◆欧州研究
スウェーデン・カロリンスカ研究所のÅsa Neuman氏らは、妊娠初期に喫煙していた母親から出生した子供では、妊娠後期や出生後に喫煙にさらされていなくても4~6歳時のぜんそくや喘鳴(ぜんめい)のリスクが高いことが分かった」と、米医学誌「American Journal of Respiratory and Critical Care Medicine」(2012; 186: 1037-1043)に発表した。
◆妊娠後期や生後の喫煙では関連認められず
胎児期や出生直後に母親の喫煙にさらされた子供では、小児期のぜんそくや喘鳴のリスクが高いことが指摘されている。
Neuman氏らは、欧州で集められた8件の出生集団データから2万1,600人以上のデータを登録。喫煙とぜんそく・喘鳴に関する情報は、親へのアンケート調査によって集めた。なお、母親の妊娠中のみで喫煙にさらされた子供は735人だった。
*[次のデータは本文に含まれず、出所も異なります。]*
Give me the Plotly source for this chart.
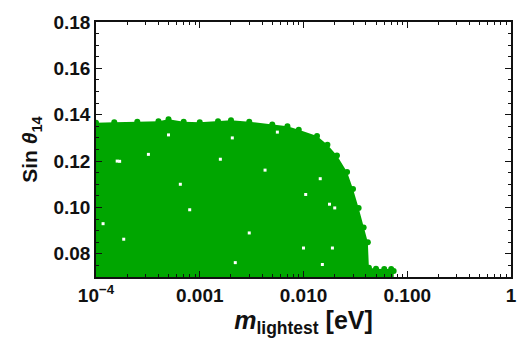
import plotly.graph_objects as go

# Upper envelope of the allowed region
m_edge = [9.0e-5, 1.0e-4, 1.5e-4, 2.5e-4, 4.0e-4, 5.0e-4, 7.0e-4, 1.0e-3, 1.5e-3, 2.0e-3,
          3.0e-3, 5.0e-3, 7.0e-3, 9.0e-3, 1.35e-2, 1.7e-2, 2.1e-2, 2.63e-2, 3.0e-2,
          3.4e-2, 3.8e-2, 4.17e-2, 4.27e-2, 5.0e-2, 6.0e-2, 7.0e-2, 7.4e-2]
sin_edge = [0.1365, 0.1365, 0.1368, 0.1370, 0.1372, 0.1380, 0.1370, 0.1368, 0.1372, 0.1376,
            0.1370, 0.1358, 0.1350, 0.1335, 0.1308, 0.1270, 0.1224, 0.1153, 0.1080,
            0.0998, 0.0913, 0.0850, 0.0740, 0.0736, 0.0735, 0.0734, 0.0726]
y_floor = 0.065

# Small empty gaps inside the scanned region
m_gap = [2.06e-3, 1.58e-3, 1.69e-4, 4.26e-3, 3.2e-4, 5.0e-4, 5.6e-3, 1.45e-2, 1.05e-2,
         1.78e-2, 2.0e-2, 1.9e-2, 1.0e-2, 1.52e-2, 1.17e-4, 1.6e-4, 1.85e-4, 2.2e-3, 8.0e-4,
         3.0e-3, 6.5e-4]
sin_gap = [0.1300, 0.1208, 0.1199, 0.1161, 0.1229, 0.1313, 0.1325, 0.1124, 0.1056,
           0.1014, 0.0998, 0.0825, 0.0825, 0.0754, 0.0930, 0.1200, 0.0863, 0.0762, 0.0990,
           0.0890, 0.1100]

x_ticks = [1e-4, 1e-3, 1e-2, 1e-1, 1]
x_ticktext = ["10<sup>\u22124</sup>", "0.001", "0.010", "0.100", "1"]
y_ticks = [0.08, 0.10, 0.12, 0.14, 0.16, 0.18]
y_ticktext = ["0.08", "0.10", "0.12", "0.14", "0.16", "0.18"]

green = "rgb(0,166,0)"

poly_x = m_edge + [m_edge[-1], m_edge[0]]
poly_y = sin_edge + [y_floor, y_floor]

fig = go.Figure()
fig.add_trace(go.Scatter(x=poly_x, y=poly_y, fill="toself", mode="lines",
                         line=dict(color=green, width=0), fillcolor=green,
                         hoverinfo="skip", showlegend=False))
fig.add_trace(go.Scatter(x=m_edge, y=sin_edge, mode="markers",
                         marker=dict(color=green, size=6), showlegend=False))
fig.add_trace(go.Scatter(x=m_gap, y=sin_gap, mode="markers",
                         marker=dict(color="white", size=3, symbol="square"),
                         showlegend=False))

minor_x = [k * 10 ** e for e in range(-4, 0) for k in range(2, 10)]

font = "Liberation Sans, Arial, sans-serif"
ink = "#111"
fig.update_layout(
    width=529, height=343,
    margin=dict(l=96, r=13, t=16, b=66),
    paper_bgcolor="white", plot_bgcolor="white",
    font=dict(family=font, size=19, color=ink),
)
fig.update_xaxes(
    type="log", range=[-4, 0],
    tickmode="array", tickvals=x_ticks, ticktext=["<b>%s</b>" % t for t in x_ticktext],
    ticks="inside", ticklen=6, tickwidth=1.2, tickcolor=ink,
    minor=dict(tickmode="array", tickvals=minor_x, ticks="inside", ticklen=3, tickcolor=ink, showgrid=False),
    showline=True, linecolor=ink, linewidth=1.5, mirror="allticks",
    showgrid=False, zeroline=False,
    title=dict(text="<b><i>m</i><sub>lightest</sub> [eV]</b>", font=dict(size=25), standoff=4),
)
fig.update_yaxes(
    range=[0.07, 0.18],
    tickmode="array", tickvals=y_ticks, ticktext=["<b>%s</b>" % t for t in y_ticktext],
    ticks="inside", ticklen=6, tickwidth=1.2, tickcolor=ink,
    minor=dict(dtick=0.005, tick0=0.07, ticks="inside", ticklen=3, tickcolor=ink, showgrid=False),
    showline=True, linecolor=ink, linewidth=1.5, mirror="allticks",
    showgrid=False, zeroline=False,
    title=dict(text="<b>Sin <i>θ</i><sub>14</sub></b>", font=dict(size=21), standoff=10),
)

fig.write_html("out.html")
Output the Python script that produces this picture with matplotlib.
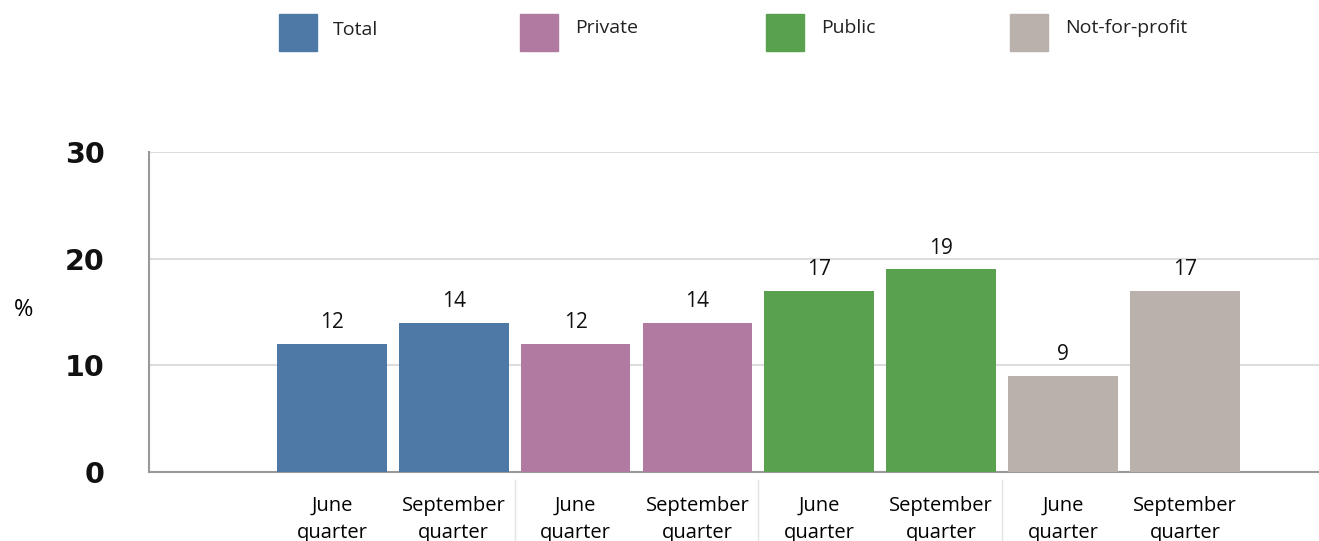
import matplotlib
matplotlib.use("Agg")
import matplotlib.pyplot as plt
from matplotlib.patches import Rectangle
from matplotlib.transforms import blended_transform_factory

# Data
series = ["Total", "Private", "Public", "Not-for-profit"]
colors = ["#4E79A7", "#B07AA1", "#59A14F", "#BAB0AC"]
quarters = ["June\nquarter", "September\nquarter"]
values = {
    "Total": [12, 14],
    "Private": [12, 14],
    "Public": [17, 19],
    "Not-for-profit": [9, 17],
}
y_ticks = [0, 10, 20, 30]

plt.rcParams["font.family"] = ["Open Sans", "DejaVu Sans"]

fig = plt.figure(figsize=(13.19, 5.41), dpi=100)
ax = fig.add_axes([149 / 1319, 69 / 541, 1 - 149 / 1319, 320 / 541])

positions = []
labels = []
pos = 1
for s, c in zip(series, colors):
    for q, v in zip(quarters, values[s]):
        ax.bar(pos, v, width=0.9, color=c, zorder=3)
        ax.text(pos, v + 1.0, f"{v}", ha="center", va="bottom",
                fontsize=15, color="#111111")
        positions.append(pos)
        labels.append(q)
        pos += 1

ax.set_xlim(-0.5, 9.10)
ax.set_ylim(0, 30)
ax.set_yticks(y_ticks)
ax.set_yticklabels([str(t) for t in y_ticks], fontsize=20.5, fontweight="bold",
                   family="DejaVu Sans", color="#111111")
ax.set_xticks(positions)
ax.set_xticklabels(labels, fontsize=14.5, linespacing=1.5)
ax.tick_params(axis="y", length=0, pad=32)
ax.tick_params(axis="x", length=0, pad=17)

ax.grid(axis="y", color="#DDDDDD", linewidth=1.5, zorder=0)
for side in ["top", "right"]:
    ax.spines[side].set_visible(False)
for side in ["left", "bottom"]:
    ax.spines[side].set_color("#999999")
    ax.spines[side].set_linewidth(1.5)

# Separators between the series groups, below the axis
trans = blended_transform_factory(ax.transData, ax.transAxes)
for xsep in [2.5, 4.5, 6.5]:
    ax.plot([xsep, xsep], [-0.025, -0.25], transform=trans, color="#E3E3E3",
            linewidth=1, clip_on=False)

fig.text(24 / 1319, 1 - 310 / 541, "%", fontsize=17, ha="center", va="center")

# Legend
leg_x = [279, 520, 766, 1010]
txt_x = [333, 575, 821, 1065]
txt_y = [30, 28, 28, 28]
for s, c, lx, tx, ty in zip(series, colors, leg_x, txt_x, txt_y):
    fig.patches.append(Rectangle((lx / 1319, 1 - 51 / 541), 38 / 1319, 37 / 541,
                                 transform=fig.transFigure, color=c))
    fig.text(tx / 1319, 1 - ty / 541, s, fontsize=14, ha="left", va="center",
             color="#222222")

fig.savefig("out.png", dpi=100)
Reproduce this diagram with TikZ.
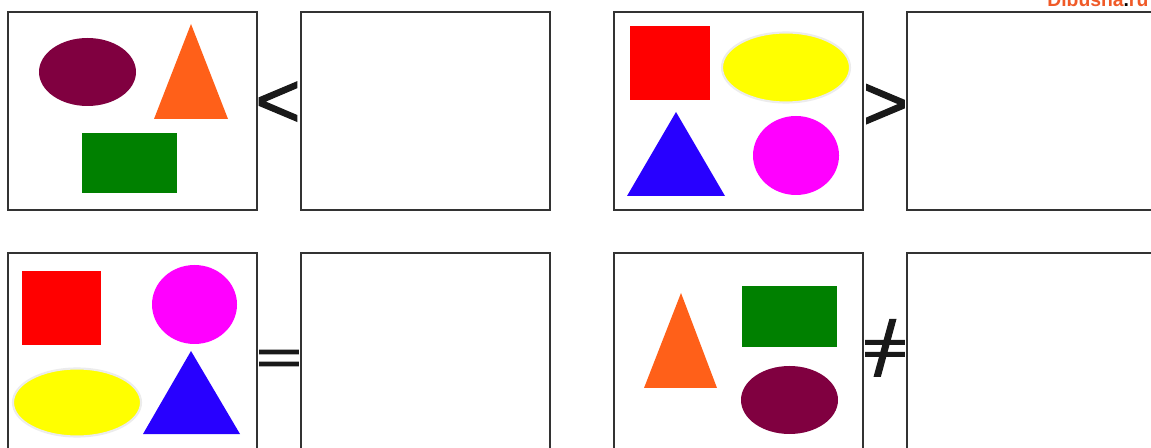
\documentclass[tikz,border=0pt]{standalone}
\usepackage{fontspec}
\newfontfamily\symfont[FakeBold=1.5]{Liberation Sans}
\newfontfamily\barfont[FakeBold=3]{Liberation Sans}
\newfontfamily\markfont{Liberation Sans}
\definecolor{shmaroon}{RGB}{128,0,64}
\definecolor{shorange}{RGB}{255,96,25}
\definecolor{shgreen}{RGB}{0,128,0}
\definecolor{shred}{RGB}{255,0,0}
\definecolor{shyellow}{RGB}{255,255,0}
\definecolor{shblue}{RGB}{40,0,255}
\definecolor{shmagenta}{RGB}{255,0,255}
\definecolor{shrim}{RGB}{236,236,236}
\definecolor{wmorange}{RGB}{240,90,40}

\begin{document}
\begin{tikzpicture}[x=0.02cm,y=-0.02cm,
  frame/.style={draw=black!80,line width=0.6pt,fill=white},
  rel/.style={inner sep=0pt,font=\symfont\fontsize{44}{44}\selectfont,text=black!90},
  rimmed/.style={fill=shyellow,draw=shrim,line width=1.2pt}]
  \useasboundingbox[fill=white] (0,0) rectangle (1151,448);
  % frames
  \draw[frame] (8,12) rectangle (257,210);
  \draw[frame] (301,12) rectangle (550,210);
  \draw[frame] (614,12) rectangle (863,210);
  \draw[frame] (907,12) rectangle (1170,210);
  \draw[frame] (8,253) rectangle (257,470);
  \draw[frame] (301,253) rectangle (550,470);
  \draw[frame] (614,253) rectangle (863,470);
  \draw[frame] (907,253) rectangle (1170,470);
  % first set
  \fill[shmaroon] (87.5,72) ellipse [x radius=48.5,y radius=34];
  \fill[shorange] (191,24) -- (228,119) -- (154,119) -- cycle;
  \fill[shgreen] (82,133) rectangle (177,193);
  % second set
  \fill[shred] (630,26) rectangle (710,100);
  \draw[rimmed] (786,67.5) ellipse [x radius=64,y radius=35];
  \fill[shblue] (676,112) -- (725,196) -- (627,196) -- cycle;
  \fill[shmagenta] (796,155.5) ellipse [x radius=43,y radius=39.5];
  % third set
  \fill[shred] (22,271) rectangle (101,345);
  \fill[shmagenta] (194.5,304.5) ellipse [x radius=42.5,y radius=39.5];
  \draw[rimmed] (77,402.5) ellipse [x radius=64,y radius=34];
  \fill[shblue] (191,351) -- (240,434) -- (143,434) -- cycle;
  % fourth set
  \fill[shorange] (681,293) -- (717,388) -- (644,388) -- cycle;
  \fill[shgreen] (742,286) rectangle (837,347);
  \fill[shmaroon] (789.5,400) ellipse [x radius=48.5,y radius=34];
  % relation signs
  \node[rel] (less) at (278,104.5) {<};
  \node[rel] (greater) at (885.5,107) {>};
  \node[rel,font=\barfont\fontsize{44}{44}\selectfont,yscale=0.62] (equal) at (279,362) {=};
  \node[rel] (noteq) at (885,358.5)
    {\ooalign{\hfil\raisebox{6.5pt}{\scalebox{1}[0.62]{\barfont=}}\hfil\cr\hfil/\hfil}};
  % watermark
  \node[anchor=base west,inner sep=0pt,font=\markfont\bfseries\fontsize{11}{11}\selectfont,text=wmorange] (mark) at (1047,7) {Dibusha\textcolor{black}{.}ru};
\end{tikzpicture}
\end{document}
親の学歴とぜんそく歴、子供の性別や出生体重などの影響を除いて解析した結果、妊娠中に母親が喫煙していた子供では、4~6歳時にぜんそくを発症するリスクが1.65倍、喘鳴リスクが1.39倍だった。喫煙時期別に検討すると、妊娠初期(12週まで)の喫煙と子供のぜんそく・喘鳴リスクとの間に関連が認められたが、妊娠後期(25週~出産)や生後1年間の喫煙では認められなかったという。
Neuman氏らは「今回の結果から、妊婦の喫煙が胎児の呼吸器系に与える影響は妊娠初期に始まり、特に妊娠初期の喫煙が学齢前の子供のぜんそくや喘鳴と関連することが認められた。未成年と若い女性に対しては、妊娠前の禁煙を奨励すべきだろう」と指摘している。